Difficult to understand: Legacy APIs are hard to understand and their designs are quite poor. The new APIs clearly define different use cases for Dateand Time
Zoned Date: In the legacy APIs, to work with time-zone logics we must have to write additional code blocks. The new APIs handles zoned date more clear and easy way.

Most probably you are working on Local and Zoned classes in the java.time.package

LocalDate & LocalTime & LocalDateTime

The java.time.LocalDate and the java.time.LocalTime classes provide a representation of date and time without timezones. These classes does not represent a time zone. They can be used for instance birthdays.

LocalDate: represents ISO-8601 calendar system, such as 2021-12-04
LocalTime: represents time without a date in the ISO-8601 calendar system, such as 22:12:45
LocalDateTime is kind of a combination both LocalDate & LocalTime, such as 2021-11-24T23:12:30

IMPORTANT NOTE: LocalDate, LocalTime and LocalDateTime have no time-zone. That doesn’t mean that they are something from 1970 UTC. Local means that not zoned, no offset, no UTC etc..

Creating LocalDate

Print current date:

public static void main(String[] args) {
        LocalDate now = LocalDate.now();
        System.out.println(now);
    	// 2021-10-27
}

We can also create local date from of and parse method:

public class Test {

    public static void main(String[] args) {
        // public static LocalDate of(int year, int month, int dayOfMonth)
        LocalDate now = LocalDate.of(2021, 10, 27);
        System.out.println(now); // 2021-10-27

        LocalDate parsed = LocalDate.parse("2021-09-27");
        System.out.println(parsed); // 2021-09-27
    }
}

We can add years, months & days to the local date using ChronoUnit:

public class Test {

    public static void main(String[] args) {
        LocalDate today = LocalDate.now();
        System.out.println("Today: " + today); // Today: 2021-10-27

        LocalDate tomorrow = today.plus(1, ChronoUnit.DAYS);
        System.out.println("Tomorrow " + tomorrow); // Tomorrow 2021-10-28

        LocalDate twoMonthsLater = today.plus(2, ChronoUnit.MONTHS);
        System.out.println("Two months later: " + twoMonthsLater); // Two months later: 2021-12-27

        LocalDate oneYearLater = today.plus(1, ChronoUnit.YEARS);
        System.out.println("One year later: " + oneYearLater); // One year later: 2022-10-27
    }
}

We can only add supported ChronoUnit, otherwise we will get an UnsupportedTemporalTypeException.
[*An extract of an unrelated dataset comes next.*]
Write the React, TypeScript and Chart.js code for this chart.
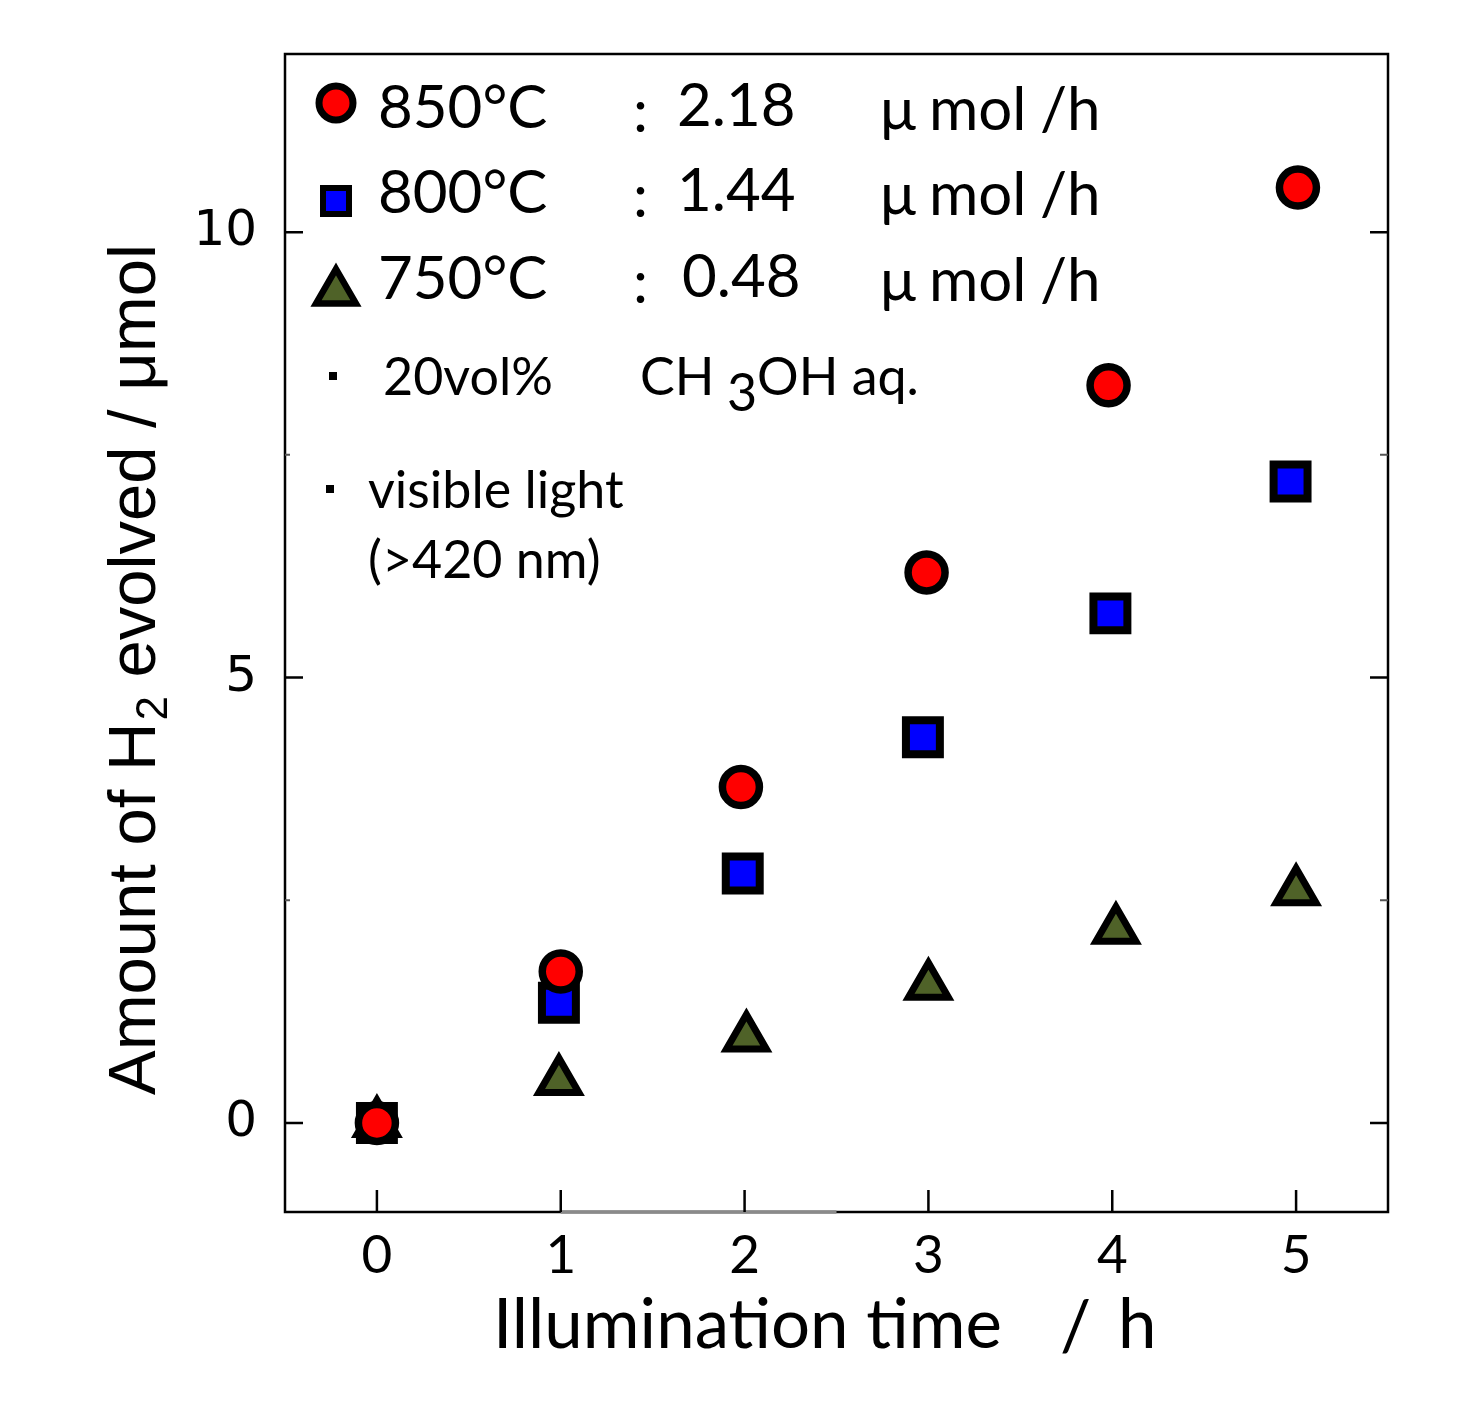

Just inspect the plus method:

 @Override
    public LocalDate plus(long amountToAdd, TemporalUnit unit) {
        if (unit instanceof ChronoUnit) {
            ChronoUnit f = (ChronoUnit) unit;
            switch (f) {
                case DAYS: return plusDays(amountToAdd);
                case WEEKS: return plusWeeks(amountToAdd);
                case MONTHS: return plusMonths(amountToAdd);
                case YEARS: return plusYears(amountToAdd);
                case DECADES: return plusYears(Math.multiplyExact(amountToAdd, 10));
                case CENTURIES: return plusYears(Math.multiplyExact(amountToAdd, 100));
                case MILLENNIA: return plusYears(Math.multiplyExact(amountToAdd, 1000));
                case ERAS: return with(ERA, Math.addExact(getLong(ERA), amountToAdd));
            }
            throw new UnsupportedTemporalTypeException("Unsupported unit: " + unit);
        }
        return unit.addTo(this, amountToAdd);
    }

We can also get the day of the week, month and more:

public class Test {

    public static void main(String[] args) {
        LocalDate today = LocalDate.now();

        System.out.println("Today: " + today);
        System.out.println("Day of the week: " + today.getDayOfWeek());
        System.out.println("Month: " + today.getMonth());
        System.out.println("Day of the month: " + today.getDayOfMonth());
        // Today: 2021-10-27
		// Day of the week: WEDNESDAY
		// Month: OCTOBER
		// Day of the month: 27
    }
}

Finally we can check whether date is before or after the specified date:

public class Test {

    public static void main(String[] args) {
        boolean isBefore = LocalDate.parse("2021-10-26").isBefore(LocalDate.parse("2021-10-26"));
        System.out.println(isBefore); // false
    }
}

Creating LocalTime

Print current time:

public class Test {

    public static void main(String[] args) {
        LocalTime now = LocalTime.now();
        System.out.println("Now: " + now);
        // Now: 22:55:18.517967
    }
}

We can also create local time from of and parse method:

public class Test {

    public static void main(String[] args) {
        LocalTime of = LocalTime.of(15, 45, 12);
        System.out.println("Time: " + of); // Time: 15:45:12

        LocalTime parsed = LocalTime.parse("03:12");
        System.out.println("Parsed: " + parsed); // Parsed: 03:12
    }
}

As we did LocalDate, we can also add or minus time from LocalTime using supported ChronoUnit:

public class Test {

    public static void main(String[] args) {
        LocalTime now = LocalTime.now();
        LocalTime twoHoursBefore = now.minus(2, ChronoUnit.HOURS);

        System.out.println("Now: " + now);
        System.out.println("Two hours before: " + twoHoursBefore);
        //        Now: 22:59:46.954954
		//        Two hours before: 20:59:46.954954
    }
}

ZoneId vs ZonedOffset

Before diving into ZonedDateTime and OffsetDateTime, it is crucial to understand ZonedId and ZonedOffset.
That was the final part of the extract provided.